# MATERIALS PROVIDED
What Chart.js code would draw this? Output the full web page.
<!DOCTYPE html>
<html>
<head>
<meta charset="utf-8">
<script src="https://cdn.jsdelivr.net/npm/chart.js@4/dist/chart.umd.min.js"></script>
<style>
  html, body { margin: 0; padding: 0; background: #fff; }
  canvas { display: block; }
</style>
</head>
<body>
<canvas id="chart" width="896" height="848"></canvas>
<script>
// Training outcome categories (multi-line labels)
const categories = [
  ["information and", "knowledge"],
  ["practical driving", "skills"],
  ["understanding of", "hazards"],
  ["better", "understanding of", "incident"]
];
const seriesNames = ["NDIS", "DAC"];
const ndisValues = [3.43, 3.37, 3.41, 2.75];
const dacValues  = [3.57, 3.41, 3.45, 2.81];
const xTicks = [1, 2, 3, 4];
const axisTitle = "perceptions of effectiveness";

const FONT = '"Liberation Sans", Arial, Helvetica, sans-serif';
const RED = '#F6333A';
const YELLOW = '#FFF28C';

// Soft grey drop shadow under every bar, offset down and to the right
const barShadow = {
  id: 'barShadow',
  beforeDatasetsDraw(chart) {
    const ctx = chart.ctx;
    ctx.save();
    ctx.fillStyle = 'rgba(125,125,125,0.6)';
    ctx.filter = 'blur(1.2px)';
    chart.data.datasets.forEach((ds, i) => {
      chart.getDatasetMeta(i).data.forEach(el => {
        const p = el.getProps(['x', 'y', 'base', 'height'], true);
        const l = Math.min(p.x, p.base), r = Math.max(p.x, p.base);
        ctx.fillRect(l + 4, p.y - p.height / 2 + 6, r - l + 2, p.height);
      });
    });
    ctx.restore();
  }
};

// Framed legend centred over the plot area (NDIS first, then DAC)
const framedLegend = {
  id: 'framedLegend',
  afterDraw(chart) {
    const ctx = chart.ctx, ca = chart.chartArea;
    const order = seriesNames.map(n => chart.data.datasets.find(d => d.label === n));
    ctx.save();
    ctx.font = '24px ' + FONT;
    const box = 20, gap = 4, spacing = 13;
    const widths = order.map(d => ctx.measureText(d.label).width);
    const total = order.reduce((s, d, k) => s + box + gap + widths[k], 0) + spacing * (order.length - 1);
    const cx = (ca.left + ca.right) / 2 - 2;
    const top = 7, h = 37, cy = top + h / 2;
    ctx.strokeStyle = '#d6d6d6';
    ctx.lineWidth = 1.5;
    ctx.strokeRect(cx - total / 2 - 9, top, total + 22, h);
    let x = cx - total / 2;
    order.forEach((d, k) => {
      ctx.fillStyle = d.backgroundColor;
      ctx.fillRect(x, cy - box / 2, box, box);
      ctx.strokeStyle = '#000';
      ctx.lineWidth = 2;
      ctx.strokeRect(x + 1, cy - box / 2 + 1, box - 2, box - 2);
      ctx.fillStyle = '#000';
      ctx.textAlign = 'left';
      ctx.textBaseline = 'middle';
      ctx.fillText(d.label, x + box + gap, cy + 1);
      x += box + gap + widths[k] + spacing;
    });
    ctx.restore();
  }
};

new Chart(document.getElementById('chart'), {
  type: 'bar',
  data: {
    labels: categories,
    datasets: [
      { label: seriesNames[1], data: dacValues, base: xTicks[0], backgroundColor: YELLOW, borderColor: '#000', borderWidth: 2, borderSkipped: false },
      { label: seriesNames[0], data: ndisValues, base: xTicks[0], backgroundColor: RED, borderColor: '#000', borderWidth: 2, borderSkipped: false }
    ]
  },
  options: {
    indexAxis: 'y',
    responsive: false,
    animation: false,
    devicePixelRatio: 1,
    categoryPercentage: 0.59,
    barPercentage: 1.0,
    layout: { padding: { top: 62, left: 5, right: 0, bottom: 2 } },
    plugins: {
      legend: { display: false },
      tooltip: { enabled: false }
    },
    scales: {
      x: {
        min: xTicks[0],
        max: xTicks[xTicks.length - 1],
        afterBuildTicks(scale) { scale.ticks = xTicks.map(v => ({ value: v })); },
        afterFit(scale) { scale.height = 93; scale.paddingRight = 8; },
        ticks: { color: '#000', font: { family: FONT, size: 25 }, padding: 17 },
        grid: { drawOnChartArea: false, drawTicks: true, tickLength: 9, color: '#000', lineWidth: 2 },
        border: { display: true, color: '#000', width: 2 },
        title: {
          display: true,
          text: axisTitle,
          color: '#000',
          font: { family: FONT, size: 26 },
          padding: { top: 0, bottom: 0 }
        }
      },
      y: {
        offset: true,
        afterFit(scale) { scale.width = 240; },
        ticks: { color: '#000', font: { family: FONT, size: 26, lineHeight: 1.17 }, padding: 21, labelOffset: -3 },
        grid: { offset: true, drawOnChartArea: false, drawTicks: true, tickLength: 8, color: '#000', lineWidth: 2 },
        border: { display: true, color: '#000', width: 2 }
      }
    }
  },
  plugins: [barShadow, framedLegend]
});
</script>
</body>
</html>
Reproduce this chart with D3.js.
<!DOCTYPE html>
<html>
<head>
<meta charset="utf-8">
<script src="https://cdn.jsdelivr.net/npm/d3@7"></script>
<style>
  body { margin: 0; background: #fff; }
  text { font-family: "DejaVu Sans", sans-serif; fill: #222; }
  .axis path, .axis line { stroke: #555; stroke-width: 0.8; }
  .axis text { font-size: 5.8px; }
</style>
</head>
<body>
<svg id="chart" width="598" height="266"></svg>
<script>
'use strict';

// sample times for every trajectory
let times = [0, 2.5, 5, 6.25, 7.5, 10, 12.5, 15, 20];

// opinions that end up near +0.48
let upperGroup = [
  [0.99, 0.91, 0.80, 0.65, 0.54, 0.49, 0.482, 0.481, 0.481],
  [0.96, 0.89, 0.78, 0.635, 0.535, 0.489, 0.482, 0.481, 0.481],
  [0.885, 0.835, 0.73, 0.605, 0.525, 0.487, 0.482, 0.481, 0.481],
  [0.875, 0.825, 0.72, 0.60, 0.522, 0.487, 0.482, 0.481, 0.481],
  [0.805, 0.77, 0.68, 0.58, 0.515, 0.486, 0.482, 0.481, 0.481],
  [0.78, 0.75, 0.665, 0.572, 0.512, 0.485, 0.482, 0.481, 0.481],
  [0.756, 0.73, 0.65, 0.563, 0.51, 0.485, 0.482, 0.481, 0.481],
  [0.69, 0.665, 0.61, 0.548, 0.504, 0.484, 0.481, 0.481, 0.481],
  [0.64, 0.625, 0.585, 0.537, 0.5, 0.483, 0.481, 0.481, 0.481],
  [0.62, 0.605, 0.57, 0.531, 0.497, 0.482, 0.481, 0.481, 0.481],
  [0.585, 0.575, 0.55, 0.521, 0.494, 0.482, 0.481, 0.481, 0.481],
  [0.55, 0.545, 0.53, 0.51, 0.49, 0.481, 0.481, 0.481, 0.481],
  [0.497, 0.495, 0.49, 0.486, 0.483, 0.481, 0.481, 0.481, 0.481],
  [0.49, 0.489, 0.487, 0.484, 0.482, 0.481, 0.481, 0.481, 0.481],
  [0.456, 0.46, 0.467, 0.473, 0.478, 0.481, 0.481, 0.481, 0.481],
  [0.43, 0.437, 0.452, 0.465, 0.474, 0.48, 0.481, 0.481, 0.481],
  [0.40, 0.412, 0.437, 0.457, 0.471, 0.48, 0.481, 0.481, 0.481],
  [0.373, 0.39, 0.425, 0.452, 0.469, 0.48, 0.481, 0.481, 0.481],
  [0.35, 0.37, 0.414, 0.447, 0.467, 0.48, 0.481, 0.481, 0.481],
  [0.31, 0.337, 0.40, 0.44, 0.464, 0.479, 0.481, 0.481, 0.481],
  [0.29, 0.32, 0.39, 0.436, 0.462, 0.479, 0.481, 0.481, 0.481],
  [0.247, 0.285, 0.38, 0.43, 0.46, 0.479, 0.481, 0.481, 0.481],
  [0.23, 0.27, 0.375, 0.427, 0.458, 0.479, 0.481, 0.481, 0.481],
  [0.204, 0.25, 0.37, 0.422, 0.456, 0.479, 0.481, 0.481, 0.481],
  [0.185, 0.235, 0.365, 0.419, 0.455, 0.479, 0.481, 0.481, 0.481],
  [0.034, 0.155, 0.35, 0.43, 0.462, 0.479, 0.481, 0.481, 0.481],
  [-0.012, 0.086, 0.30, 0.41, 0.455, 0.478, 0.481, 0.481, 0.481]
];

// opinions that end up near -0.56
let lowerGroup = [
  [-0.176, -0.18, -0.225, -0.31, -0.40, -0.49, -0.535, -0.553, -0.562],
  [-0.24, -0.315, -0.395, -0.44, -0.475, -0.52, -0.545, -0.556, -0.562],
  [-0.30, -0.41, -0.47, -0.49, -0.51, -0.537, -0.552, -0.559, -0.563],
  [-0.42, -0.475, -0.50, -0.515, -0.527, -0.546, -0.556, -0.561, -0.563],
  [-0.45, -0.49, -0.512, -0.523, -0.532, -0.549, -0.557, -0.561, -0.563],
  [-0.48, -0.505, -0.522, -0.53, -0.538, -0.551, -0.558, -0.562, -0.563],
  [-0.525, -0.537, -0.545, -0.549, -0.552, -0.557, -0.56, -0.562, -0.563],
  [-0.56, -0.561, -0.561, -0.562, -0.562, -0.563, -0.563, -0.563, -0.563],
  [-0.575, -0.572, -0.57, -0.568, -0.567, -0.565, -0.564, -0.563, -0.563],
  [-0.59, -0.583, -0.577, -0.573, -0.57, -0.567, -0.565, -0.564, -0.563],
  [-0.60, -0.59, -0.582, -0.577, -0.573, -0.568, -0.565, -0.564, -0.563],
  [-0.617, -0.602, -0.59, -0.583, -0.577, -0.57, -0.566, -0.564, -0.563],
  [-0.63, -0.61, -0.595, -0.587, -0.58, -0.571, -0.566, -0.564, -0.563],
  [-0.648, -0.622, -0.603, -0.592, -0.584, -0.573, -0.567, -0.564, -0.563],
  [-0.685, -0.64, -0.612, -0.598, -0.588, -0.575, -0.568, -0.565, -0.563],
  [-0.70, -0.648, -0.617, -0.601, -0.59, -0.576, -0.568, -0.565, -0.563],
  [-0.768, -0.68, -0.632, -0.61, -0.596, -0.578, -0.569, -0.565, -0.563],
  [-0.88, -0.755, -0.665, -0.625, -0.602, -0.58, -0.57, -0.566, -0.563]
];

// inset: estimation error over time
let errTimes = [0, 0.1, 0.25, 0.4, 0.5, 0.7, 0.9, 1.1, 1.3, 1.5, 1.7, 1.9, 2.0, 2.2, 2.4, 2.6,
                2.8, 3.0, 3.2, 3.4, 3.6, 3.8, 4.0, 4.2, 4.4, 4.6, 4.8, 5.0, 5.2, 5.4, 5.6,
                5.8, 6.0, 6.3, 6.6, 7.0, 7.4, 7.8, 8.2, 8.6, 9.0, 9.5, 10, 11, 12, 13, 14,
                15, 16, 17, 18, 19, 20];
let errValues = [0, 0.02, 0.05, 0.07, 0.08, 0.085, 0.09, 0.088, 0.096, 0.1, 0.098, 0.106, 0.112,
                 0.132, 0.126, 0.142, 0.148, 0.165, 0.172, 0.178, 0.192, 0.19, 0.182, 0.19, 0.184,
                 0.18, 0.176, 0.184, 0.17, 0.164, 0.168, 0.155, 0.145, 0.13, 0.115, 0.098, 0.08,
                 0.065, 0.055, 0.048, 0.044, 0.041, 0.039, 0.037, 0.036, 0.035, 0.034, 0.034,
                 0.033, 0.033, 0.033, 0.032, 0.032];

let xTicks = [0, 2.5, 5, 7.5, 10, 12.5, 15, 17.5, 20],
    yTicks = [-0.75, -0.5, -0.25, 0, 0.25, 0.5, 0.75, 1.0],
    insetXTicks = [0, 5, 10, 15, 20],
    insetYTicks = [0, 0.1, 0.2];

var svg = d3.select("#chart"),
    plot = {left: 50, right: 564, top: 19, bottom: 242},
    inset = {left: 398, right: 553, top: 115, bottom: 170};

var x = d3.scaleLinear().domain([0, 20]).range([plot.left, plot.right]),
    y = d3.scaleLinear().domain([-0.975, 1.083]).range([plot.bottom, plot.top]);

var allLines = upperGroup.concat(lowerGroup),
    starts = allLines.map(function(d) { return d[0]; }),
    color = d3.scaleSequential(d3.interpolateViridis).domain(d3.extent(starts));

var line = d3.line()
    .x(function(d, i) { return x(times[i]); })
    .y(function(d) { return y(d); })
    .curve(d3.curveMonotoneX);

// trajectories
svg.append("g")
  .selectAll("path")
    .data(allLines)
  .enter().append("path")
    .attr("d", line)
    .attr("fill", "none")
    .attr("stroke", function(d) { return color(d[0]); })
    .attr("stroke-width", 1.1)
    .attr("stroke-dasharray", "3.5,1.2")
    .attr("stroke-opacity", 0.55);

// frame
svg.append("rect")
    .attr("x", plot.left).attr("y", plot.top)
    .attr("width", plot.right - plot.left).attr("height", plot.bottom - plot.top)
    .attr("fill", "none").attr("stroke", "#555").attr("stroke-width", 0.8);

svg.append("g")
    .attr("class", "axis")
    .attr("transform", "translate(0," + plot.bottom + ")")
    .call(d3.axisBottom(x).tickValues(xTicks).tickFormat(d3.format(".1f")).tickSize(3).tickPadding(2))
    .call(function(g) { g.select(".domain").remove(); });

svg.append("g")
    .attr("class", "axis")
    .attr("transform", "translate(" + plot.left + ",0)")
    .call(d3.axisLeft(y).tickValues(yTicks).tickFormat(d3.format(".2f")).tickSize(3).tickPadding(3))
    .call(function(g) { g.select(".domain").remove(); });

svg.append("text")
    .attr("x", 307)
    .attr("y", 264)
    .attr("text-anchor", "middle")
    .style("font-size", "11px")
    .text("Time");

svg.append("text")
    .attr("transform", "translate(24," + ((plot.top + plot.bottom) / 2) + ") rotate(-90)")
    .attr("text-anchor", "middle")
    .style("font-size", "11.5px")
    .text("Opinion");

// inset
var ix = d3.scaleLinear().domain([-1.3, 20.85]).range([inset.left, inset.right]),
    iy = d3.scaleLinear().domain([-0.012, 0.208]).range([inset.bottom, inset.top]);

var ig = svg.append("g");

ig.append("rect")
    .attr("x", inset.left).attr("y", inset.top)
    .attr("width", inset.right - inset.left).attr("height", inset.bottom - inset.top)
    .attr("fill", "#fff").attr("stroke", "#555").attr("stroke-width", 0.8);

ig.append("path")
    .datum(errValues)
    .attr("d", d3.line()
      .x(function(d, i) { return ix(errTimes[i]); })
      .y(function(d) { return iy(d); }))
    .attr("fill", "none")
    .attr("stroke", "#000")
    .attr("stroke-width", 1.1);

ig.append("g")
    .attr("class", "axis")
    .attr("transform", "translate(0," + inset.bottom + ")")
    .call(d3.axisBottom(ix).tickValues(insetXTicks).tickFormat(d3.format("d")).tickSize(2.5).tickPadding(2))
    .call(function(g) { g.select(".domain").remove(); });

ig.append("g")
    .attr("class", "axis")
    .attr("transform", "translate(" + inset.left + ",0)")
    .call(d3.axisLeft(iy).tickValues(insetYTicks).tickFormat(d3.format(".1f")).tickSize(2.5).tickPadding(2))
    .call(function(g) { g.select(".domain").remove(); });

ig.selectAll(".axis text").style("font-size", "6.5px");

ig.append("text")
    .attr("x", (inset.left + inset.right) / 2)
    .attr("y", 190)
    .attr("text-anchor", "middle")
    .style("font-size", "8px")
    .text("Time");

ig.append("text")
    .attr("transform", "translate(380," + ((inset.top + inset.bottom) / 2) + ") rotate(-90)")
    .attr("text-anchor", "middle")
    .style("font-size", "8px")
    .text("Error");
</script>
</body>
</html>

# DIRECTIVE
Using the listing, copy every line where the word "this" shows up.

# WRITTEN SOLUTION
What Chart.js code would draw this? Output the full web page.
Reproduce this chart with D3.js.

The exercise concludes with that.